BMW’s operational transformation demonstrates the National Institute of Standards and Technology’s (NIST) definition of a model-based enterprise: an organization that applies modeling and simulation technologies to integrate technical and business processes across the complete product lifecycle, using models to define, execute, and manage all enterprise operations while applying simulation tools to optimize every step.

But as revolutionary as it may sound, MBE is an evolution of existing practices: it takes the proven model-based design methodologies from the engineering realm and scales them across the enterprise by integrating production workflows, supply chain operations, and organizational functions. It harnesses the power of engineering models to automate downstream processes, improve efficiency and quality, and lower costs.

MBE extends engineering models beyond design, enabling connected workflows and automation across the entire enterprise.

Manufacturers are seeing measurable improvements:

  • 40% reduction in drafting creation time
  • 60% reduction in manufacturing non-conformances
  • 80% reduction in NC programmer time
  • 90% reduction in SQE time on ballooning

The initial successes of this approach were recorded in the aerospace, defense, and naval sectors, followed by the automotive industry. Defense leader Lockheed Martin is advancing MBE adoption with their playbook for suppliers titled ‘Accelerating Transformation,’ released in 2024 to expedite the transition of their entire supplier ecosystem from drawing-based to model-centric operations by 2028.

Meanwhile, to accelerate new-vehicle launches and maximize efficiency, BMW is creating full virtual replicas of production processes, allowing it to perfect manufacturing in a digital world first.
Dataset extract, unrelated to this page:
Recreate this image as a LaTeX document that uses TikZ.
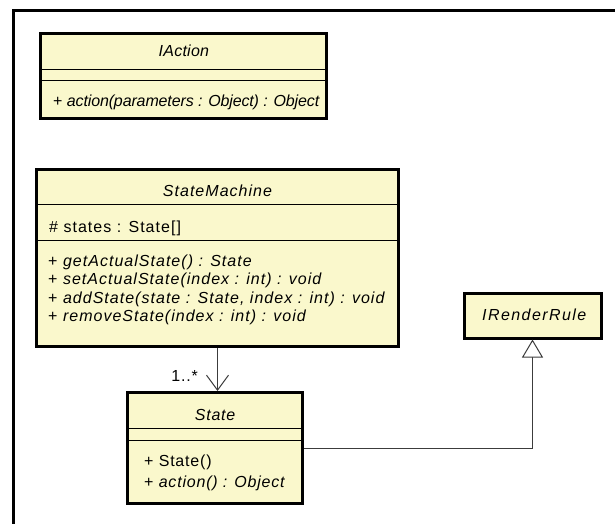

This strategic shift now extends far beyond the aerospace and automotive sectors. GE Appliances, a Haier company, accelerates product development and problem-solving through a comprehensive digital thread. This thread dismantles fragmented data silos, providing the team with a single source of truth for all CAD models and 3D measurement data. It resulted in a faster, data-driven decision-making process that helped them resolve complex design issues virtually, saving significant time and prototyping costs. This digital approach also enhances team collaboration and traceability, driving faster new product introductions and improved quality.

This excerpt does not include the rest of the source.